Brown, T. N. & Lesane-Brown, C. L. (2006). Race socialization messages across historical time. Social Psychology Quarterly, 69, 201 – 213.
The study proposes that what children are told is a function of their parents’ appraisals of the racial climate during which their children are coming of age; are certain messages about being Black more likely to be transmitted from parents to children during particular historical periods? The study is based on the life course perspective because it describes how individual lives are shaped by social change.
Racial socialization responses were coded into 5 categories. Individual pride messages emphasized hard work, individual achievement, and personal character development in spite of racism. Racial group pride messages emphasized black unity, positive feelings about one’s racial group, and teachings about blackness. Messages emphasizing self-subordination made up the category of deference to and fear of whites. Color-blind messages emphasized equality among all racial groups. “Whites are prejudiced” messages emphasized recognition of racial inequalities and ways to deal with whites.
Three historical periods were focused on. Pre-Brown v. Board of Education (roughly before 1957): blatant segregation of the races, racial terrorism, economic exclusion, and “Whites Only” signs. Protest period (shortly after Brown v. Board of Education): civil rights movement. Post-protest age: increasing economic opportunities for large segments of the black community, integration of predominantly white spaces and thus more interracial contact, the emergence and isolation of an urban black underclass, and the institutionalization of covert racial discrimination. Racial attitudes were also examined.

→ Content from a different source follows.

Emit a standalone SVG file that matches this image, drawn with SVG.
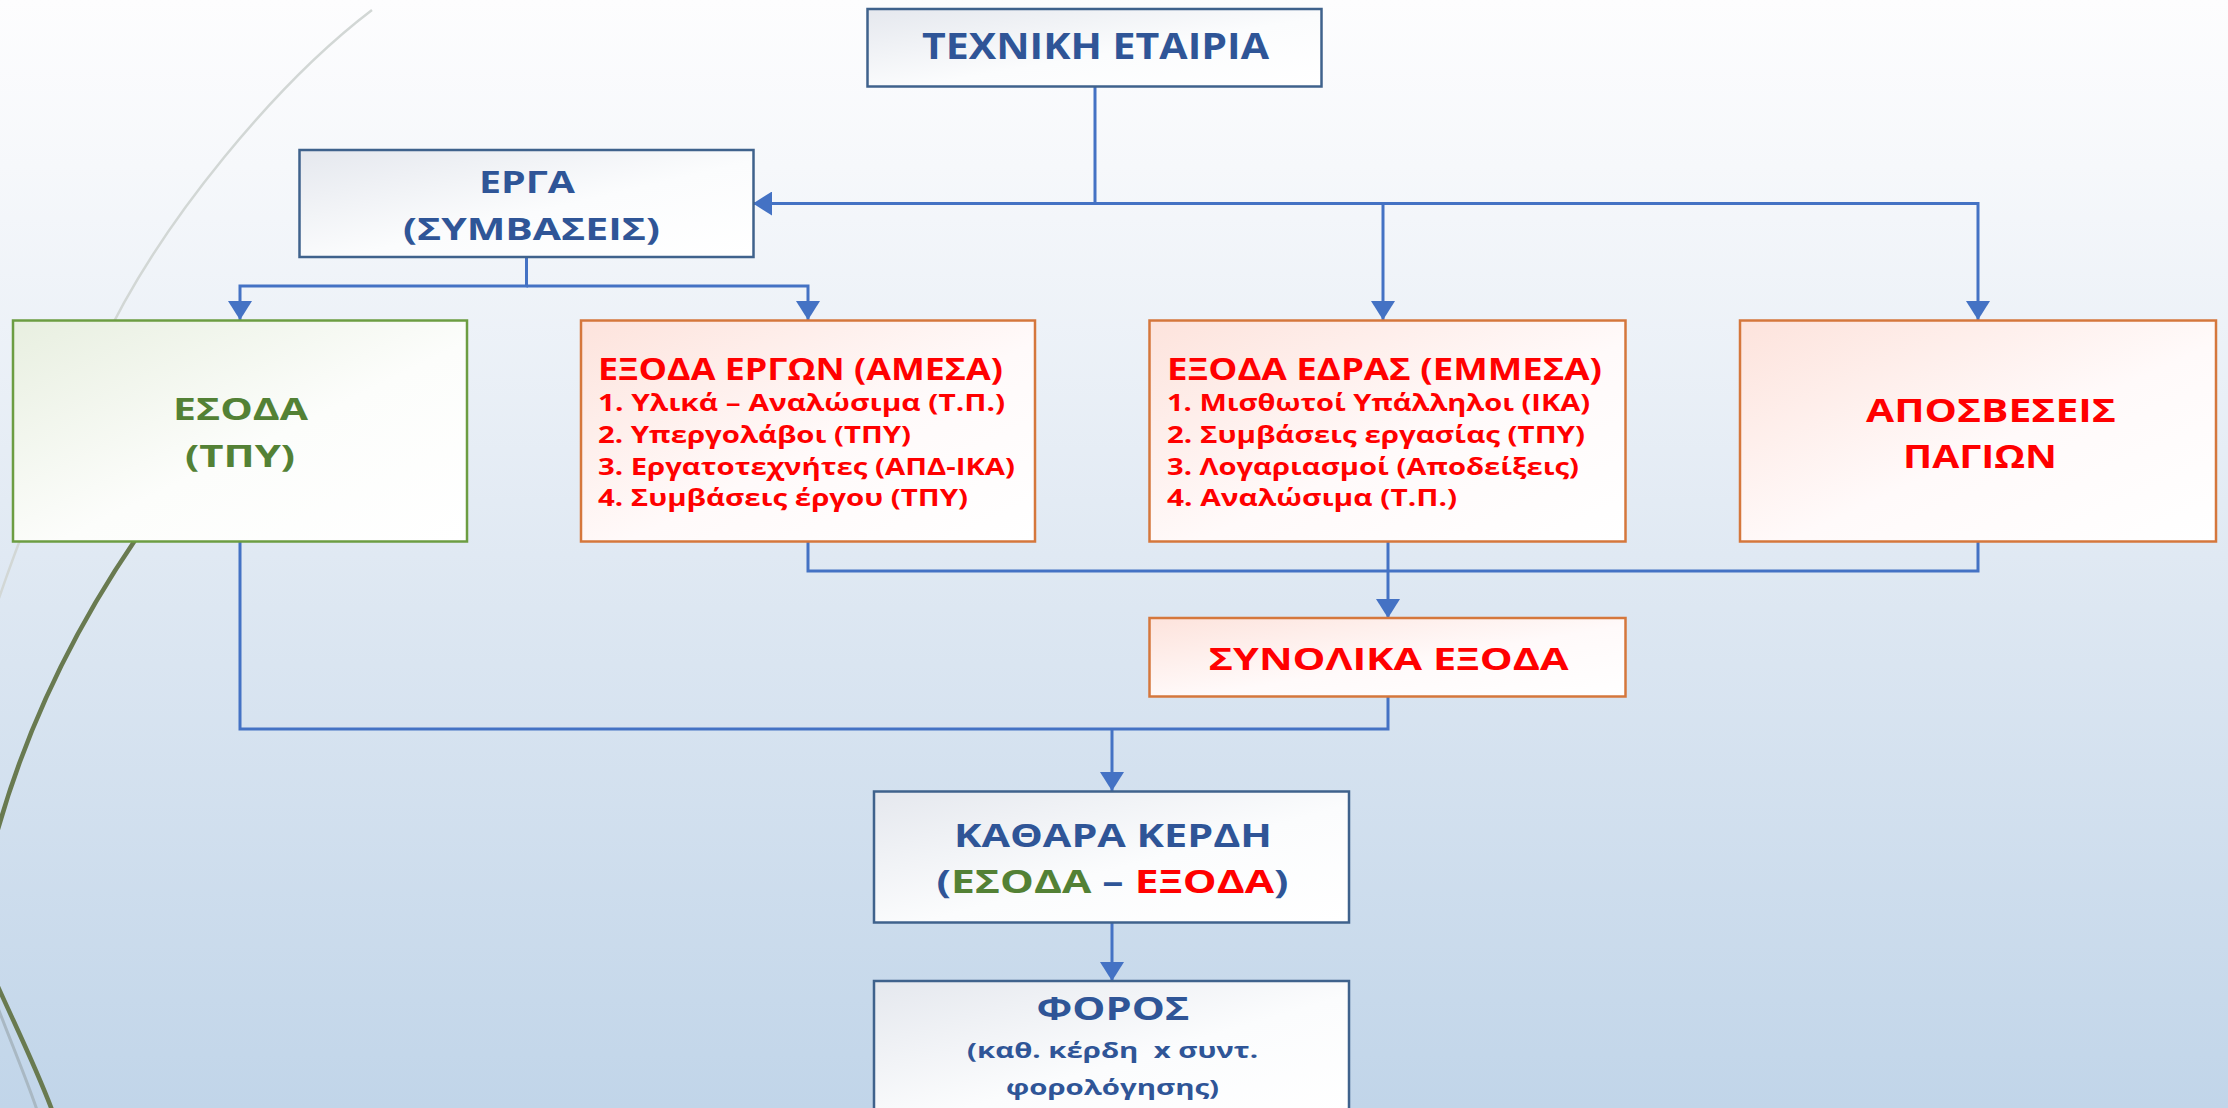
<svg xmlns="http://www.w3.org/2000/svg" width="2228" height="1108" viewBox="0 0 2228 1108">
<defs>
<linearGradient id="bg" x1="0" y1="0" x2="0" y2="1">
<stop offset="0" stop-color="#fdfdfe"/>
<stop offset="0.15" stop-color="#f6f8fb"/>
<stop offset="0.5" stop-color="#e0e9f3"/>
<stop offset="1" stop-color="#c1d5e9"/>
</linearGradient>
<linearGradient id="gBlue" x1="0" y1="0" x2="1" y2="1">
<stop offset="0" stop-color="#e5e8ee"/>
<stop offset="0.55" stop-color="#fbfcfd"/>
<stop offset="1" stop-color="#ffffff"/>
</linearGradient>
<linearGradient id="gGreen" x1="0" y1="0" x2="1" y2="1">
<stop offset="0" stop-color="#e8efe0"/>
<stop offset="0.55" stop-color="#fcfdfb"/>
<stop offset="1" stop-color="#ffffff"/>
</linearGradient>
<linearGradient id="gOrange" x1="0" y1="0" x2="1" y2="1">
<stop offset="0" stop-color="#fde3dc"/>
<stop offset="0.55" stop-color="#fffafa"/>
<stop offset="1" stop-color="#ffffff"/>
</linearGradient>
<marker id="arr" viewBox="0 0 19 24" refX="19" refY="12" markerWidth="19" markerHeight="24" markerUnits="userSpaceOnUse" orient="auto">
<path d="M0,0 L19,12 L0,24 z" fill="#4472c4"/>
</marker>
</defs>
<style>
.bx{stroke-width:2.5}
.blue{fill:url(#gBlue);stroke:#3f628c}
.green{fill:url(#gGreen);stroke:#6c9d42}
.orange{fill:url(#gOrange);stroke:#d5773c}
.t{font-family:"Open Sans","DejaVu Sans",sans-serif;font-weight:bold}
.cb{fill:#2f5597}
.cg{fill:#538135}
.cr{fill:#ff0000}
.ln{fill:none;stroke:#4472c4;stroke-width:3}
</style>
<rect x="0" y="0" width="2228" height="1108" fill="url(#bg)"/>
<g id="decor">
<path d="M372,10 C280,80 160,220 100,350 C60,440 25,520 -5,610" fill="none" stroke="#d2d7d5" stroke-width="2.5"/>
<path d="M160,505 C90,600 30,710 -5,840" fill="none" stroke="#697a50" stroke-width="4.5"/>
<path d="M-5,1000 C10,1040 25,1075 37,1110" fill="none" stroke="#a9b8c3" stroke-width="3"/>
<path d="M-5,980 C15,1025 35,1065 52,1110" fill="none" stroke="#697a50" stroke-width="4.5"/>
</g>
<g id="connectors">
<path class="ln" d="M1095,87 V203.5 H753" marker-end="url(#arr)"/>
<path class="ln" d="M1095,203.5 H1978 V320" marker-end="url(#arr)"/>
<path class="ln" d="M1383,203.5 V320" marker-end="url(#arr)"/>
<path class="ln" d="M526.5,257 V286 H240 V320" marker-end="url(#arr)"/>
<path class="ln" d="M526.5,286 H808 V320" marker-end="url(#arr)"/>
<path class="ln" d="M808,542 V571 H1978 V542"/>
<path class="ln" d="M1388,542 V618" marker-end="url(#arr)"/>
<path class="ln" d="M240,542 V729 H1388 V696.5"/>
<path class="ln" d="M1112,729 V791" marker-end="url(#arr)"/>
<path class="ln" d="M1112,923 V981" marker-end="url(#arr)"/>
</g>
<g id="texniki">
<rect class="bx blue" x="867.5" y="9" width="454" height="77.5"/>
<text class="t cb" x="922" y="58.5" font-size="35" textLength="347" lengthAdjust="spacingAndGlyphs">ΤΕΧΝΙΚΗ ΕΤΑΙΡΙΑ</text>
</g>
<g id="erga">
<rect class="bx blue" x="299.5" y="150" width="454" height="107"/>
<text class="t cb" x="479" y="193" font-size="30" textLength="96" lengthAdjust="spacingAndGlyphs">ΕΡΓΑ</text>
<text class="t cb" x="403" y="240" font-size="30" textLength="257" lengthAdjust="spacingAndGlyphs">(ΣΥΜΒΑΣΕΙΣ)</text>
</g>
<g id="esoda">
<rect class="bx green" x="13" y="320.5" width="454" height="221"/>
<text class="t cg" x="173" y="420" font-size="30" textLength="135" lengthAdjust="spacingAndGlyphs">ΕΣΟΔΑ</text>
<text class="t cg" x="185" y="467" font-size="30" textLength="110" lengthAdjust="spacingAndGlyphs">(ΤΠΥ)</text>
</g>
<g id="exoda-ergon">
<rect class="bx orange" x="581" y="320.5" width="454" height="221"/>
<text class="t cr" x="598" y="380" font-size="30" textLength="405" lengthAdjust="spacingAndGlyphs">ΕΞΟΔΑ ΕΡΓΩΝ (ΑΜΕΣΑ)</text>
<text class="t cr" x="598" y="411" font-size="23" textLength="407" lengthAdjust="spacingAndGlyphs">1. Υλικά – Αναλώσιμα (Τ.Π.)</text>
<text class="t cr" x="598" y="443" font-size="23" textLength="313" lengthAdjust="spacingAndGlyphs">2. Υπεργολάβοι (ΤΠΥ)</text>
<text class="t cr" x="598" y="475" font-size="23" textLength="417" lengthAdjust="spacingAndGlyphs">3. Εργατοτεχνήτες (ΑΠΔ-ΙΚΑ)</text>
<text class="t cr" x="598" y="506" font-size="23" textLength="370" lengthAdjust="spacingAndGlyphs">4. Συμβάσεις έργου (ΤΠΥ)</text>
</g>
<g id="exoda-edras">
<rect class="bx orange" x="1149.5" y="320.5" width="476" height="221"/>
<text class="t cr" x="1167" y="380" font-size="30" textLength="435" lengthAdjust="spacingAndGlyphs">ΕΞΟΔΑ ΕΔΡΑΣ (ΕΜΜΕΣΑ)</text>
<text class="t cr" x="1167" y="411" font-size="23" textLength="423" lengthAdjust="spacingAndGlyphs">1. Μισθωτοί Υπάλληλοι (ΙΚΑ)</text>
<text class="t cr" x="1167" y="443" font-size="23" textLength="418" lengthAdjust="spacingAndGlyphs">2. Συμβάσεις εργασίας (ΤΠΥ)</text>
<text class="t cr" x="1167" y="475" font-size="23" textLength="412" lengthAdjust="spacingAndGlyphs">3. Λογαριασμοί (Αποδείξεις)</text>
<text class="t cr" x="1167" y="506" font-size="23" textLength="290" lengthAdjust="spacingAndGlyphs">4. Αναλώσιμα (Τ.Π.)</text>
</g>
<g id="aposveseis">
<rect class="bx orange" x="1740" y="320.5" width="476" height="221"/>
<text class="t cr" x="1866" y="421.5" font-size="33" textLength="250" lengthAdjust="spacingAndGlyphs">ΑΠΟΣΒΕΣΕΙΣ</text>
<text class="t cr" x="1903" y="467.5" font-size="33" textLength="154" lengthAdjust="spacingAndGlyphs">ΠΑΓΙΩΝ</text>
</g>
<g id="synolika">
<rect class="bx orange" x="1149.5" y="618" width="476" height="78.5"/>
<text class="t cr" x="1208.5" y="670" font-size="31" textLength="360" lengthAdjust="spacingAndGlyphs">ΣΥΝΟΛΙΚΑ ΕΞΟΔΑ</text>
</g>
<g id="kathara">
<rect class="bx blue" x="874" y="791.5" width="475" height="131"/>
<text class="t cb" x="954" y="846.5" font-size="32" textLength="318" lengthAdjust="spacingAndGlyphs">ΚΑΘΑΡΑ ΚΕΡΔΗ</text>
<text class="t cb" x="936.5" y="892.5" font-size="32" textLength="352" lengthAdjust="spacingAndGlyphs">(<tspan class="cg">ΕΣΟΔΑ</tspan> – <tspan class="cr">ΕΞΟΔΑ</tspan>)</text>
</g>
<g id="foros">
<rect class="bx blue" x="874" y="981" width="475" height="140"/>
<text class="t cb" x="1036.5" y="1020" font-size="32" textLength="153" lengthAdjust="spacingAndGlyphs">ΦΟΡΟΣ</text>
<text class="t cb" x="967" y="1058" font-size="22" textLength="291" lengthAdjust="spacingAndGlyphs" xml:space="preserve">(καθ. κέρδη  x συντ.</text>
<text class="t cb" x="1006" y="1095" font-size="22" textLength="213" lengthAdjust="spacingAndGlyphs">φορολόγησης)</text>
</g>
</svg>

Racial socialization messages differed by birth cohort. People born during the pre-Brown v. Board of Education period were less likely to receive individual pride messages and more likely to receive deference to and fear of whites messages and color blind messages. Individuals born during the post-protest period were more likely to receive individual pride messages, racial group pride messages, or no messages and less likely to receive messages emphasizing deference to and fear of whites and color-blind messages. Attitudes about voting for Black candidates and explanations for why Blacks do not get a good education or good jobs were linked to messages received.